L'article universitaire publié en 2013 et qui mentionnait déjà le "DSK des Verts" est édifiant. #Baupin https://t.co/iDNRKJJVR6
— Margaux Baralon (@MargauxBaralon) 9 mai 2016
«L’officialisation du statut de “seconde femme”, y compris contre le consentement de la concernée, les violences conjugales commises par tel parlementaire, ou les rumeurs de harcèlement sexuel sur les salariées du siège du parti ou sur les “petites mains” des groupes d’élu-e-s, sont parfois abordés avec une relative légèreté.
Les limites entre l’acceptable et l’inacceptable des violences ne semblent, chez Les Verts, pas plus claires ou plus simples qu’ailleurs. [...] La charge de la preuve incombe, ici encore, aux victimes. Et elle ne peut être convoquée qu’après décision de justice.
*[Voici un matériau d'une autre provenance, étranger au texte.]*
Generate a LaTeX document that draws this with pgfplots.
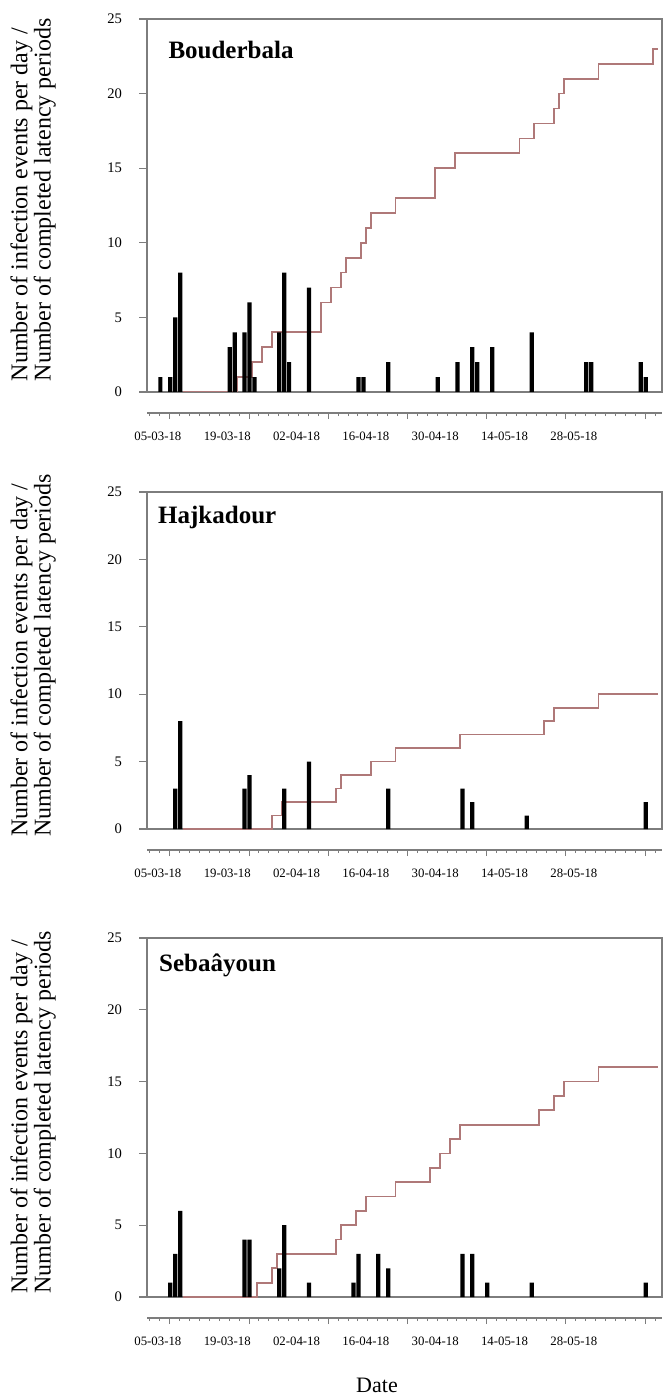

C’est ce qui ressort, selon nous, de la comparaison de deux “affaires” chez Les Verts: celle, connue, médiatisée, jugée –et finalement pardonnée– de Stéphane Pocrain, et celle, citée par la rumeur mais jamais dénoncée, du harcèlement sexuel auquel se livrerait un élu depuis plusieurs années, et qui aurait même suscité l’intervention d’une dirigeante, proposant d’importantes sommes d’argent aux salariées du siège harcelées afin qu’elles ne déposent pas plainte. [...] Sorte de “DSK des Verts”, cet élu semble bénéficier d’une forme de bienveillance, qui n’est pas sans rappeler celle dont bénéficie Dominique Strauss-Kahn.»
Interrogée par France Inter, Vanessa Jérome a expliqué que «les rapports de pouvoir et de domination sont les mêmes chez les Verts comme ailleurs».